--- Begin ---

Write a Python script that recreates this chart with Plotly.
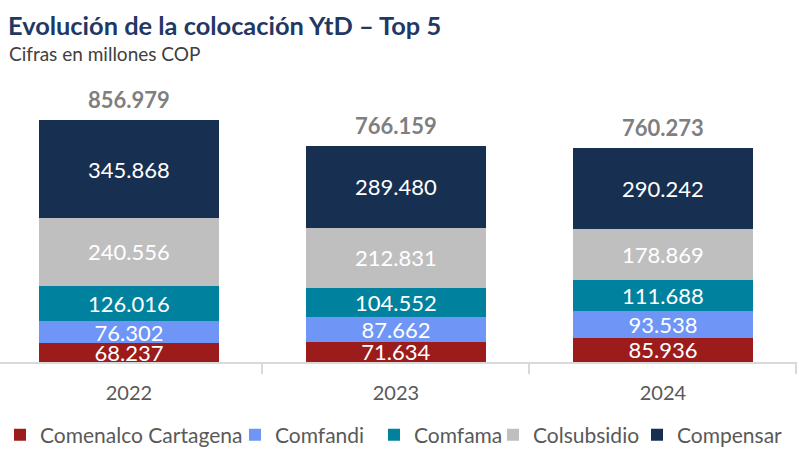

--- End ---
--- Begin ---

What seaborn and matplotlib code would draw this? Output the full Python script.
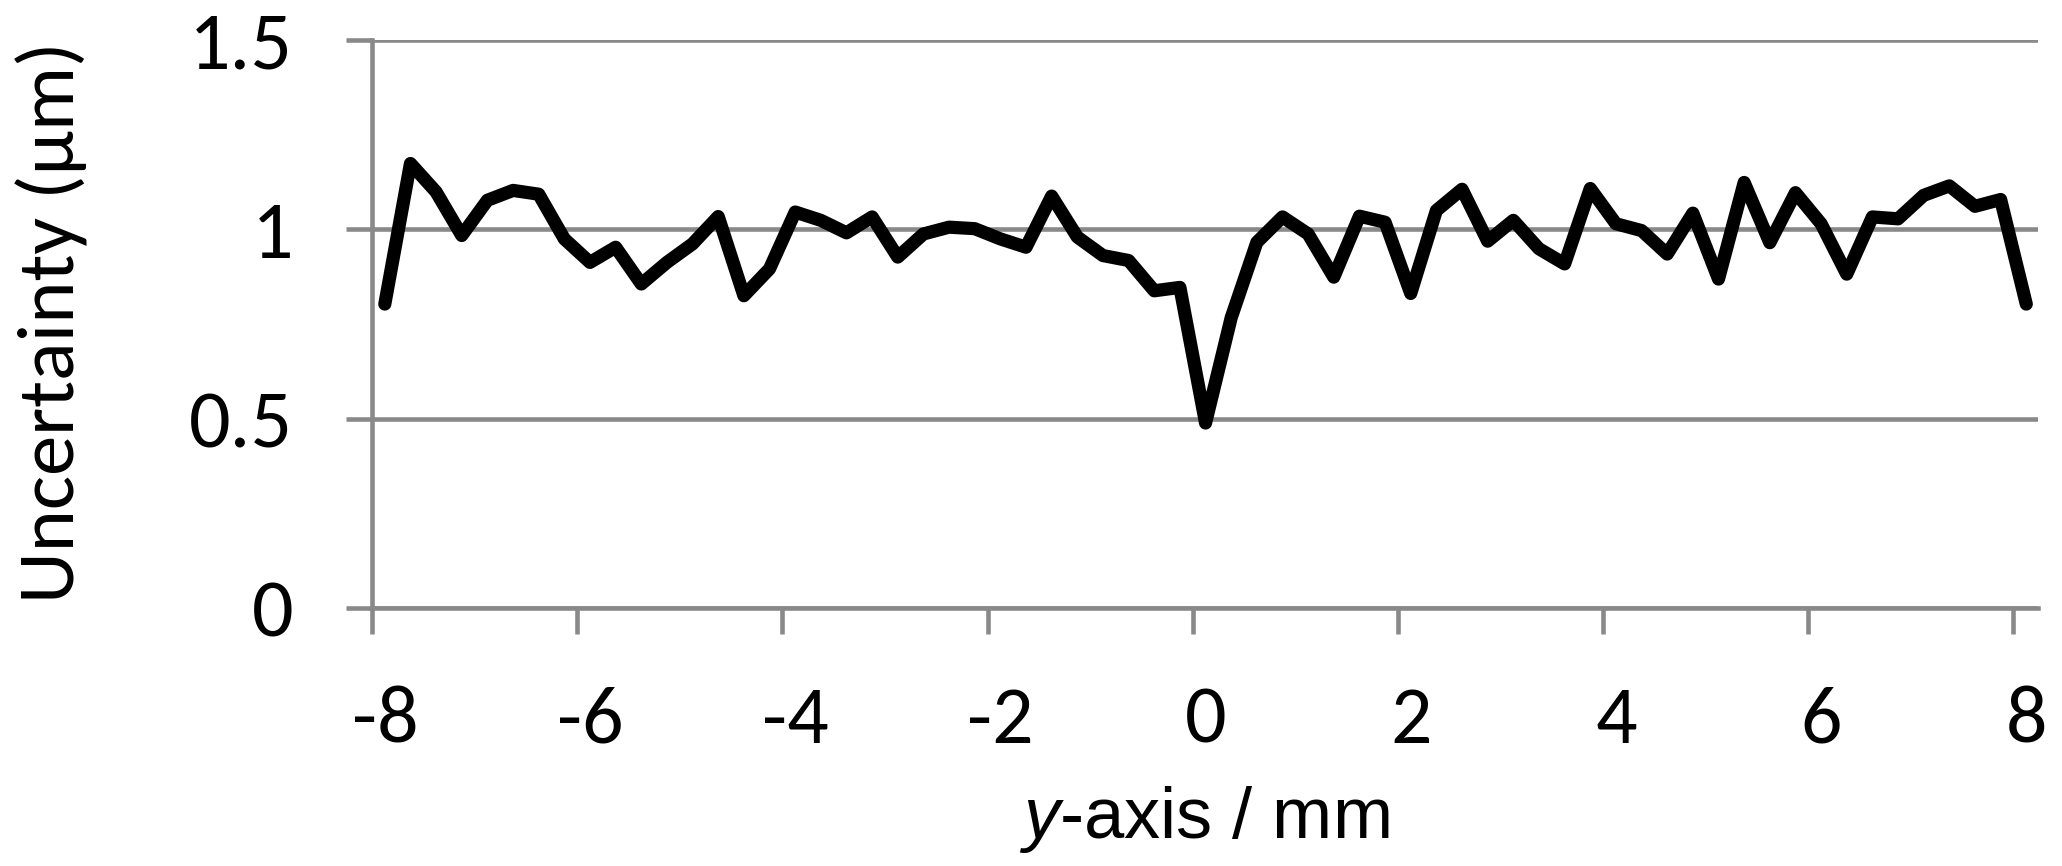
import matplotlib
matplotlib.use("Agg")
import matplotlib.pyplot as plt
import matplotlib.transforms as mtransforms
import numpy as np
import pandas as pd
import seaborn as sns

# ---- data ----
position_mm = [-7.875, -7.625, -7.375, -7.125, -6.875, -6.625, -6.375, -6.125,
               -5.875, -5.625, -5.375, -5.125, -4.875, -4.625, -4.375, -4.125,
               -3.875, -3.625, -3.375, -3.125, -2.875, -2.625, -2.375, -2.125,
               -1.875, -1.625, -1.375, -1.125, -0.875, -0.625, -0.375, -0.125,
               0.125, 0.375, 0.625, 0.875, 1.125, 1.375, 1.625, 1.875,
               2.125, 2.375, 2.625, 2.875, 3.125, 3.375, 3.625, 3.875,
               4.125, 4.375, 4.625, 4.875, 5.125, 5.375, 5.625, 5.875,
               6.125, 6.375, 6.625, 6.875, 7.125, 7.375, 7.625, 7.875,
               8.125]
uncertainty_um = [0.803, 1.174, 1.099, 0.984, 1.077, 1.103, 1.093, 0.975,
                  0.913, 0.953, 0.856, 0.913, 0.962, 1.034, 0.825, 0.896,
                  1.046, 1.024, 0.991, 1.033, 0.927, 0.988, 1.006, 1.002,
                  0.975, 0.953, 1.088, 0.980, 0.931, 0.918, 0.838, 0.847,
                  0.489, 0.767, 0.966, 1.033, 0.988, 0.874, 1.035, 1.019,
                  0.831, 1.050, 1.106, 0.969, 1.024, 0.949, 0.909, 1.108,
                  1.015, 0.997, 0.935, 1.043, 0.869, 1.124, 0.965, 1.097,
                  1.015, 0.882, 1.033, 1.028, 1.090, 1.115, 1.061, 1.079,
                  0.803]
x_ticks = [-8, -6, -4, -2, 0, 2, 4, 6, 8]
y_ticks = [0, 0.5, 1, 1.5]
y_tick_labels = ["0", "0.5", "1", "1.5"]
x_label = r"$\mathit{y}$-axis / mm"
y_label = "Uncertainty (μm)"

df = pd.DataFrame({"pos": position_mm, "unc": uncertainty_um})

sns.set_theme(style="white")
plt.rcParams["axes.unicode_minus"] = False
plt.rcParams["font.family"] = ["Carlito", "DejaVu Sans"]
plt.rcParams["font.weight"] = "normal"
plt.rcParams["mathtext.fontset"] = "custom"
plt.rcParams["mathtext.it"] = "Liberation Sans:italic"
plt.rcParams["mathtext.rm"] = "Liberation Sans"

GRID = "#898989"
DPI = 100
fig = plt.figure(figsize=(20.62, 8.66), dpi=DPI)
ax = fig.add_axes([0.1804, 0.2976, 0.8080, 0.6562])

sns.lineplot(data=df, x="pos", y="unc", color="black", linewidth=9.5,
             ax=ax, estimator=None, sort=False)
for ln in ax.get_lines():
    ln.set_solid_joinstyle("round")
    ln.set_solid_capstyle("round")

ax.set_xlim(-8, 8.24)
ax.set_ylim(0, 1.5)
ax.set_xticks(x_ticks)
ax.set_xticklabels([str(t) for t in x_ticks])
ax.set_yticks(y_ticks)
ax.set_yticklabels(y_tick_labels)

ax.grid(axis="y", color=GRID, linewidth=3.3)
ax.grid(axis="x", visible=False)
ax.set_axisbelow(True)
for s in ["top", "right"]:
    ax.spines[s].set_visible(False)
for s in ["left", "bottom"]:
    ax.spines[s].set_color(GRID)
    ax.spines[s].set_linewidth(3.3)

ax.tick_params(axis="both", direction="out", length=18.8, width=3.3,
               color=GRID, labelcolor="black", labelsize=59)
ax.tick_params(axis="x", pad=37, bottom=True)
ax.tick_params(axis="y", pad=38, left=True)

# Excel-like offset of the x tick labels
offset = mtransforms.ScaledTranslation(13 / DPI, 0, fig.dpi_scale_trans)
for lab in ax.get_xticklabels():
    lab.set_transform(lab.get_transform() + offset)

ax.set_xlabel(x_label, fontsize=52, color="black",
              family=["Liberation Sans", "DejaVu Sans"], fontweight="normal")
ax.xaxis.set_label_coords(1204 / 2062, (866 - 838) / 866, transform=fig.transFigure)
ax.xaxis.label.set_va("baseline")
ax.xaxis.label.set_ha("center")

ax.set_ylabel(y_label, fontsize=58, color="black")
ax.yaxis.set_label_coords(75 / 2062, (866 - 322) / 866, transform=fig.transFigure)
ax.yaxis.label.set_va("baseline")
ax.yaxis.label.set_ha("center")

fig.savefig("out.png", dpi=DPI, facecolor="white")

--- End ---

Every line from the one containing "What seaborn and" to the one containing "import seaborn as sns" should be output exactly, both ends included. Nothing else goes in, and no pictures either.

What seaborn and matplotlib code would draw this? Output the full Python script.
import matplotlib
matplotlib.use("Agg")
import matplotlib.pyplot as plt
import matplotlib.transforms as mtransforms
import numpy as np
import pandas as pd
import seaborn as sns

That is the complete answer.